A second cause of the high growth has been the huge free capacity in production, infrastructure, and human capital after the collapse of communism. The recovery was also coupled with remonetization, as Russia has enjoyed one of the greatest credit booms of all time. With the rise of the new capitalist service sector, a huge structural change has spurred growth. Together, the systemic and structural changes amount to a gigantic catch-up effect that all postcommunist reform countries have experienced. The average annual real growth in former Soviet states from 2000 to 2007 was 9 percent, but it reached only 7 percent in Russia.
The third factor behind Russia's growth is the most spurious-namely the oil price windfall since 2004. While it has boosted the country's budget surplus, current account balance, and currency reserves, it is likely to have damaged its policy badly, as the elite focused on the distribution of oil rents rather than on the improvement of policy. As a consequence, Russia has seen no economic or social reforms worth mentioning for the past six years.
Moscow's current economic dilemma is that the old sources of growth will soon be exhausted. Undoubtedly, some capitalist convergence will continue, but it is bound to slow down.
Unfortunately, it is easy to compile 10 reasons why Russia is likely to have lower growth in the near future than it has had for the last nine years.
- Internationally, one of the greatest booms of all times is finally coming to an end. Demand is falling throughout the world, and soon Russia will also be hit. This factor alone has brought the Western world to stagnation.
- Russia's main problem is its enormous corruption. According to Transparency International, only Equatorial Guinea is richer than Russia and more corrupt. Since the main culprit behind Russia's aggravated corruption is Putin, no improvement is likely as long as he persists.
- Infrastructure, especially roads, has become an extraordinary bottleneck, and the sad fact is that Russia is unable to carry out major infrastructure projects. When Putin came to power in 2000, Russia had 754,000 kilometers of paved road. Incredibly, by 2006 this figure had increased by only 0.1 percent, and the little that is built costs at least three times as much as in the West. Public administration is simply too incompetent and corrupt to develop major projects.

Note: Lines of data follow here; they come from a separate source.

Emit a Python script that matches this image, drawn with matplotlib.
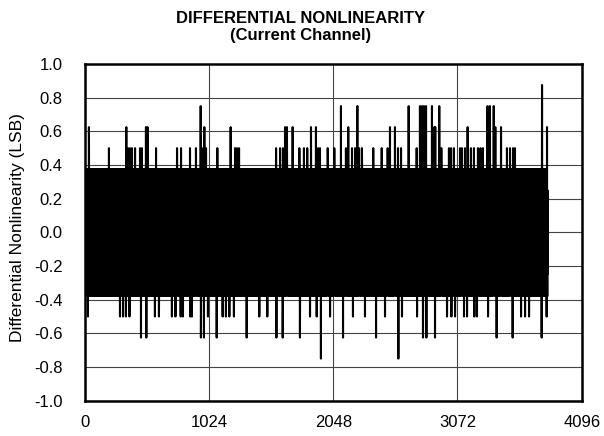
import matplotlib.pyplot as plt
import numpy as np

plt.rcParams['font.family'] = ['Liberation Sans', 'DejaVu Sans']
plt.rcParams['axes.unicode_minus'] = False

# codes measured by the converter (last code ~3815)
n_codes = 3816

# typical DNL values inside the dense band (LSB), repeats along the codes
base_pattern = [0.375, -0.375, 0.25, -0.25, 0.125, -0.375, 0.375, -0.125,
                0.0, -0.25, 0.25, -0.375]

# positive spikes
top_codes = [35, 200, 343, 357, 373, 390, 415, 456, 472, 505, 518, 588, 761,
             794, 868, 917, 956, 975, 986, 1000, 1093, 1203, 1239, 1255, 1272,
             1577, 1610, 1634, 1651, 1667, 1714, 1769, 1807, 1834, 1865, 1906,
             1923, 1939, 2003, 2057, 2112, 2153, 2172, 2203, 2228, 2247, 2261,
             2285, 2378, 2448, 2497, 2516, 2557, 2582, 2607, 2670, 2736, 2763,
             2780, 2796, 2813, 2862, 2881, 2889, 2922, 2939, 3002, 3019, 3043,
             3093, 3109, 3134, 3156, 3183, 3208, 3241, 3262, 3282, 3320, 3340,
             3371, 3384, 3431, 3480, 3505, 3530, 3546, 3769, 3810]
top_values = [0.625, 0.5, 0.625, 0.5, 0.5, 0.5, 0.5, 0.5, 0.5, 0.625, 0.625,
              0.5, 0.5, 0.5, 0.5, 0.5, 0.75, 0.5, 0.625, 0.5, 0.5, 0.625, 0.5,
              0.5, 0.5, 0.5, 0.5, 0.5, 0.625, 0.625, 0.625, 0.5, 0.5, 0.5,
              0.625, 0.625, 0.5, 0.5, 0.5, 0.5, 0.75, 0.5, 0.625, 0.5, 0.5,
              0.75, 0.5, 0.5, 0.5, 0.5, 0.5, 0.625, 0.625, 0.5, 0.5, 0.75, 0.5,
              0.75, 0.75, 0.75, 0.75, 0.75, 0.625, 0.625, 0.75, 0.5, 0.5, 0.5,
              0.5, 0.5, 0.5, 0.5, 0.625, 0.5, 0.5, 0.5, 0.5, 0.5, 0.75, 0.75,
              0.75, 0.625, 0.625, 0.5, 0.5, 0.5, 0.5, 0.875, 0.625]

# negative spikes
bottom_codes = [27, 291, 316, 340, 369, 464, 508, 579, 612, 719, 748, 791, 810,
                871, 884, 958, 983, 1016, 1088, 1137, 1164, 1192, 1230, 1335,
                1439, 1505, 1580, 1632, 1774, 1857, 1912, 1947, 2022, 2129,
                2211, 2310, 2401, 2475, 2585, 2615, 2739, 2788, 2816, 2887,
                2986, 3022, 3052, 3126, 3151, 3211, 3233, 3324, 3395, 3527,
                3596, 3629, 3662, 3766, 3807]
bottom_values = [-0.5, -0.5, -0.5, -0.5, -0.5, -0.625, -0.625, -0.5, -0.5,
                 -0.5, -0.5, -0.5, -0.5, -0.5, -0.5, -0.625, -0.625, -0.5,
                 -0.625, -0.5, -0.5, -0.5, -0.5, -0.625, -0.5, -0.5, -0.625,
                 -0.625, -0.625, -0.5, -0.5, -0.75, -0.5, -0.625, -0.5, -0.5,
                 -0.625, -0.5, -0.75, -0.5, -0.5, -0.625, -0.625, -0.625, -0.5,
                 -0.5, -0.5, -0.5, -0.5, -0.5, -0.5, -0.5, -0.625, -0.625,
                 -0.5, -0.5, -0.5, -0.625, -0.5]

x_ticks = [0, 1024, 2048, 3072, 4096]
y_ticks = [-1.0, -0.8, -0.6, -0.4, -0.2, 0.0, 0.2, 0.4, 0.6, 0.8, 1.0]

codes = np.arange(n_codes)
dnl = np.resize(np.array(base_pattern, dtype=float), n_codes)
dnl[top_codes] = top_values
dnl[bottom_codes] = bottom_values

fig = plt.figure(figsize=(6.04, 4.36), dpi=100)
ax = fig.add_axes([0.1402, 0.0810, 0.8229, 0.7722])

ax.plot(codes, dnl, color="black", linewidth=1.5, zorder=3)

ax.set_xlim(0, 4096)
ax.set_ylim(-1.0, 1.0)
ax.set_xticks(x_ticks)
ax.set_yticks(y_ticks)
ax.set_yticklabels([f"{v:.1f}" for v in y_ticks])
ax.tick_params(length=0, labelsize=12)
ax.tick_params(axis="y", pad=16)
ax.tick_params(axis="x", pad=10)
ax.grid(True, color="#444444", linewidth=0.8, zorder=1)
ax.set_axisbelow(True)
for s in ax.spines.values():
    s.set_linewidth(1.8)

ax.set_ylabel("Differential Nonlinearity (LSB)", fontsize=12.5)
ax.yaxis.set_label_coords(-0.12, 0.515)
fig.text(0.497, 0.975, "DIFFERENTIAL NONLINEARITY\n(Current Channel)",
         ha="center", va="top", fontsize=12, fontweight="bold", linespacing=1.2)

fig.savefig("out.png", dpi=100)
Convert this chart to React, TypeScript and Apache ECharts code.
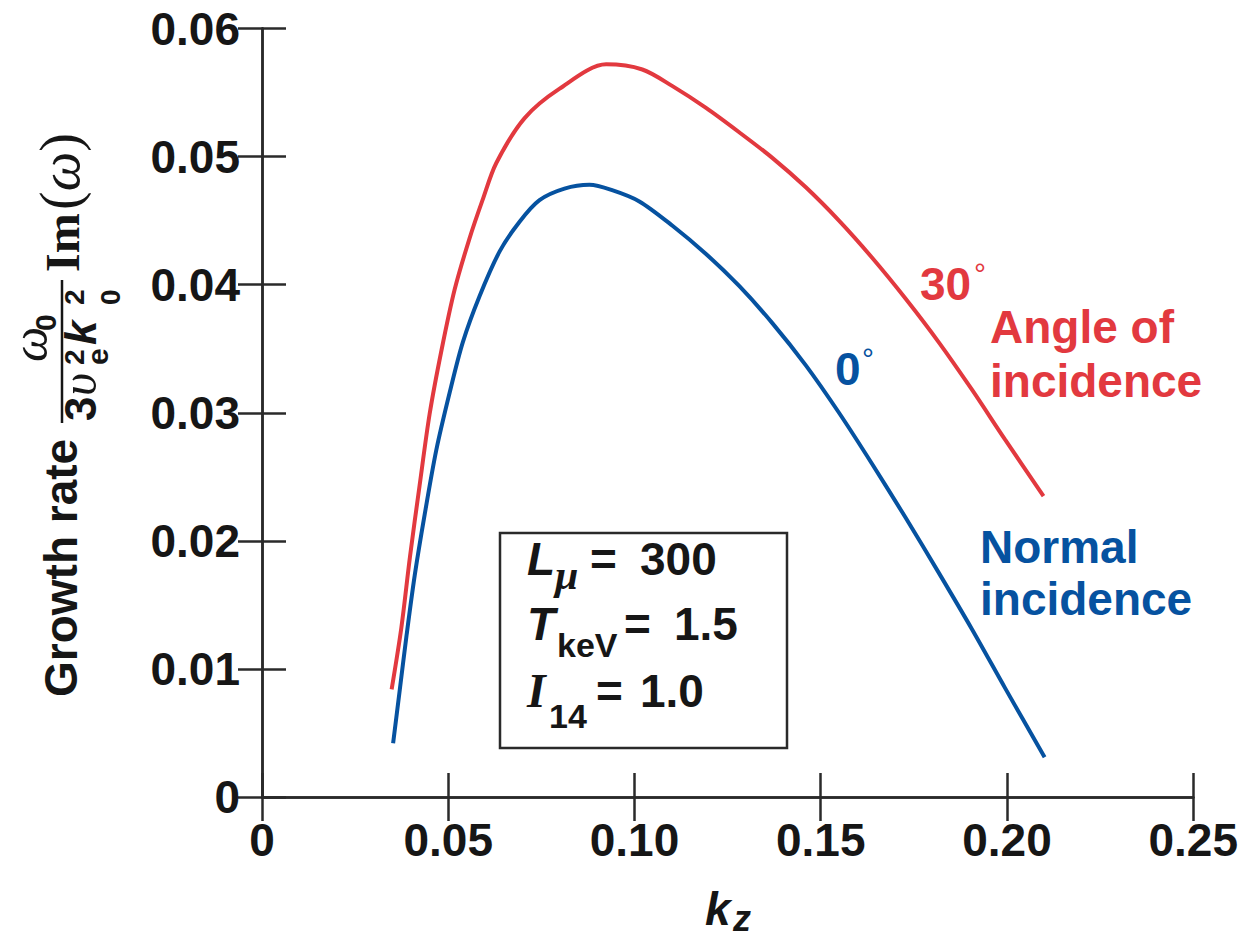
import React, { useEffect, useRef } from "react";
import * as echarts from "echarts";

// k_z values and growth rates
const kRed = [0.0348, 0.0374, 0.0397, 0.0423, 0.0450, 0.0482, 0.0517, 0.0557, 0.0592, 0.0629, 0.0705, 0.0799, 0.0924, 0.1021, 0.1102, 0.1192, 0.1281, 0.1370, 0.1460, 0.1549, 0.1638, 0.1728, 0.1817, 0.1906, 0.1995, 0.2098];
const gRed = [0.0084, 0.0132, 0.0187, 0.0243, 0.0299, 0.0349, 0.0396, 0.0436, 0.0466, 0.0495, 0.0530, 0.0553, 0.0572, 0.0568, 0.0555, 0.0538, 0.0519, 0.0499, 0.0476, 0.0450, 0.0421, 0.0389, 0.0355, 0.0318, 0.0279, 0.0235];
const kBlue = [0.0352, 0.0370, 0.0388, 0.0410, 0.0437, 0.0468, 0.0504, 0.0539, 0.0584, 0.0638, 0.0691, 0.0745, 0.0812, 0.0879, 0.0938, 0.1013, 0.1102, 0.1192, 0.1281, 0.1370, 0.1460, 0.1549, 0.1638, 0.1728, 0.1817, 0.1906, 0.1995, 0.2101];
const gBlue = [0.0042, 0.0084, 0.0126, 0.0173, 0.0221, 0.0271, 0.0316, 0.0355, 0.0391, 0.0426, 0.0449, 0.0466, 0.0475, 0.0478, 0.0474, 0.0465, 0.0446, 0.0424, 0.0399, 0.0370, 0.0337, 0.0300, 0.0260, 0.0218, 0.0175, 0.0131, 0.0085, 0.0031];

const xTicks = { min: 0, max: 0.25, interval: 0.05 };
const yTicks = { min: 0, max: 0.06, interval: 0.01 };

const RED = "#e2393f";
const BLUE = "#0652a0";
const INK = "#161616";
const AX = "#2a2a2a";
const SANS = "Liberation Sans";
const SERIF = "Liberation Serif";

type TOpts = { weight?: string; style?: string; family?: string; align?: string; rich?: any };

function txt(text: string, x: number, baseline: number, size: number, color: string, o: TOpts = {}) {
  const align = o.align ?? "left";
  const style: any = {
    text,
    fontSize: size,
    fontWeight: o.weight ?? "bold",
    fontStyle: o.style ?? "normal",
    fontFamily: o.family ?? SANS,
    fill: color,
    align,
    textAlign: align,
    verticalAlign: "middle",
    textVerticalAlign: "middle",
  };
  if (o.rich) style.rich = o.rich;
  return { type: "text", x, y: baseline - 0.3465 * size, silent: true, style };
}

export default function App() {
  const ref = useRef<HTMLDivElement>(null);

  useEffect(() => {
    if (!ref.current) return;
    const chart = echarts.init(ref.current, undefined, { renderer: "svg" });

    const fmt = (v: number) => (v === 0 ? "0" : v.toFixed(2));
    const tickStyle = { inside: true, length: 24, lineStyle: { color: AX, width: 2.5 } };
    const lineStyle = { show: true, lineStyle: { color: AX, width: 2.5 } };
    const labelStyle = { fontSize: 46, fontWeight: "bold", fontFamily: SANS, color: INK };

    // y-axis title, rotated (local x runs upward from screen y = 797, local y = screen x)
    const yTitle = {
      type: "group",
      x: -3,
      y: 797,
      rotation: Math.PI / 2,
      children: [
        txt("Growth rate", 100, 80, 46, INK),
        { type: "line", silent: true, shape: { x1: 374, y1: 65, x2: 517, y2: 65 }, style: { stroke: INK, lineWidth: 2.5 } },
        txt("ω", 435, 50, 50, INK, { family: SERIF, style: "italic", weight: "normal" }),
        txt("0", 466, 59, 30, INK),
        txt("3", 376, 99, 44, INK),
        txt("υ", 401, 99, 50, INK, { family: SERIF, style: "italic", weight: "normal" }),
        txt("2", 432, 87, 28, INK),
        txt("e", 432, 111, 30, INK),
        txt("k", 452, 99, 44, INK, { style: "italic" }),
        txt("2", 492, 87, 28, INK),
        txt("0", 492, 123, 28, INK),
        txt("Im", 525, 82, 48, INK, { family: SERIF }),
        txt("{p|(}{w|ω}{p|)}", 587, 82, 56, INK, {
          family: SERIF,
          weight: "normal",
          rich: {
            p: { fontFamily: SERIF, fontSize: 56, fontWeight: "normal", fill: INK, color: INK },
            w: { fontFamily: SERIF, fontSize: 56, fontStyle: "italic", fontWeight: "normal", fill: INK, color: INK },
          },
        }),
      ],
    };

    const graphics: any[] = [
      yTitle,
      // x-axis title k_z
      txt("k", 705, 925, 46, INK, { style: "italic" }),
      txt("z", 733, 931, 36, INK, { style: "italic" }),
      // parameter box
      { type: "rect", silent: true, shape: { x: 500, y: 533, width: 287, height: 215 }, style: { fill: "#fff", stroke: AX, lineWidth: 2.5 } },
      txt("L", 527, 575, 46, INK, { style: "italic" }),
      txt("μ", 555, 590, 42, INK, { family: SERIF, style: "italic", weight: "bold" }),
      txt("=", 590, 575, 46, INK),
      txt("300", 640, 575, 46, INK),
      txt("T", 527, 640, 46, INK, { style: "italic" }),
      txt("keV", 557, 657, 34, INK),
      txt("=", 624, 640, 46, INK),
      txt("1.5", 674, 640, 46, INK),
      txt("I", 527, 707, 48, INK, { family: SERIF, style: "italic", weight: "bold" }),
      txt("14", 549, 728, 34, INK),
      txt("=", 596, 707, 46, INK),
      txt("1.0", 640, 707, 46, INK),
      // series annotations
      txt("30", 920, 300, 46, RED),
      txt("°", 974, 284, 30, RED, { weight: "normal" }),
      txt("Angle of", 990, 343, 46, RED),
      txt("incidence", 990, 397, 46, RED),
      txt("0", 835, 385, 46, BLUE),
      txt("°", 862, 369, 30, BLUE, { weight: "normal" }),
      txt("Normal", 980, 563, 46, BLUE),
      txt("incidence", 980, 615, 46, BLUE),
    ];

    chart.setOption({
      animation: false,
      backgroundColor: "#ffffff",
      textStyle: { fontFamily: SANS },
      grid: { left: 262, right: 46, top: 28.5, bottom: 142, containLabel: false },
      xAxis: [
        {
          type: "value", position: "bottom", ...xTicks,
          axisLine: lineStyle, axisTick: tickStyle, splitLine: { show: false },
          axisLabel: { ...labelStyle, margin: 20, formatter: fmt },
        },
        {
          type: "value", position: "top", ...xTicks,
          axisLine: lineStyle, axisTick: tickStyle, splitLine: { show: false },
          axisLabel: { show: false },
        },
      ],
      yAxis: [
        {
          type: "value", position: "left", ...yTicks,
          axisLine: lineStyle, axisTick: tickStyle, splitLine: { show: false },
          axisLabel: { ...labelStyle, margin: 22, formatter: fmt },
        },
        {
          type: "value", position: "right", ...yTicks,
          axisLine: lineStyle, axisTick: tickStyle, splitLine: { show: false },
          axisLabel: { show: false },
        },
      ],
      series: [
        {
          name: "30°",
          type: "line",
          showSymbol: false,
          smooth: 0.3,
          data: kRed.map((k, i) => [k, gRed[i]]),
          lineStyle: { color: RED, width: 4 },
          itemStyle: { color: RED },
        },
        {
          name: "0°",
          type: "line",
          showSymbol: false,
          smooth: 0.3,
          data: kBlue.map((k, i) => [k, gBlue[i]]),
          lineStyle: { color: BLUE, width: 4 },
          itemStyle: { color: BLUE },
        },
      ],
      graphic: graphics,
    });

    return () => chart.dispose();
  }, []);

  return <div ref={ref} style={{ position: "fixed", left: 0, top: 0, width: 1241, height: 939, background: "#fff" }} />;
}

- Renationalization is continuing and leading to a decline in economic efficiency. When Putin publicly attacked Mechel, investors presumed that he had decided to nationalize the company. Thus they rushed to dump their stock in Mechel, having seen what happened to Yukos, Russneft, United Heavy Machineries, and VSMP-Avisma, to name a few. In a note to investors, UBS explained diplomatically that an old paradigm of higher political risk has returned to Russia, so it has reduced its price targets by an average of 20 percent, or a market value of $300 billion. Unpredictable economic crime is bad for growth.
- The most successful transition countries have investment ratios exceeding 30 percent of GDP, as is also the case in East Asia. But in Russia, it is only 20 percent of GDP, and it is likely to fall in the current business environment. That means that bottlenecks will grow worse.
- An immediate consequence of Russia's transformation into a rogue state is that membership in the World Trade Organization is out of reach. World Bank and Economic Development Ministry assessments have put the value of WTO membership at 0.5 to 1 percentage points of additional growth per year for the next five years. Now, a similar deterioration is likely because of increased protectionism, especially in agriculture and finance.
- Minimal reforms in law enforcement, education, and health care have been undertaken, and no new attempt is likely. The malfunctioning public services will become an even greater drag on economic growth.
- Oil and commodity prices can only go down, and energy production is stagnant, which means that Russia's external accounts are bound to deteriorate quickly.
- Because Russia's banking system is dominated by five state banks, it is inefficient and unreliable, and the national cost of a poor banking system rises over time.
- Inflation is now 15 percent because of a poor exchange rate and monetary policies, though the current capital outflow may ease that problem.
In short, Russia is set for a sudden and sharp fall in its economic growth. It is difficult to assess the impact of each of these 10 factors, but they are all potent and negative. A sudden, zero growth would not be surprising, and leaders like Putin are not prepared to face reality. Russia's economic situation looks ugly. For how long can Russia afford such an expensive prime minister?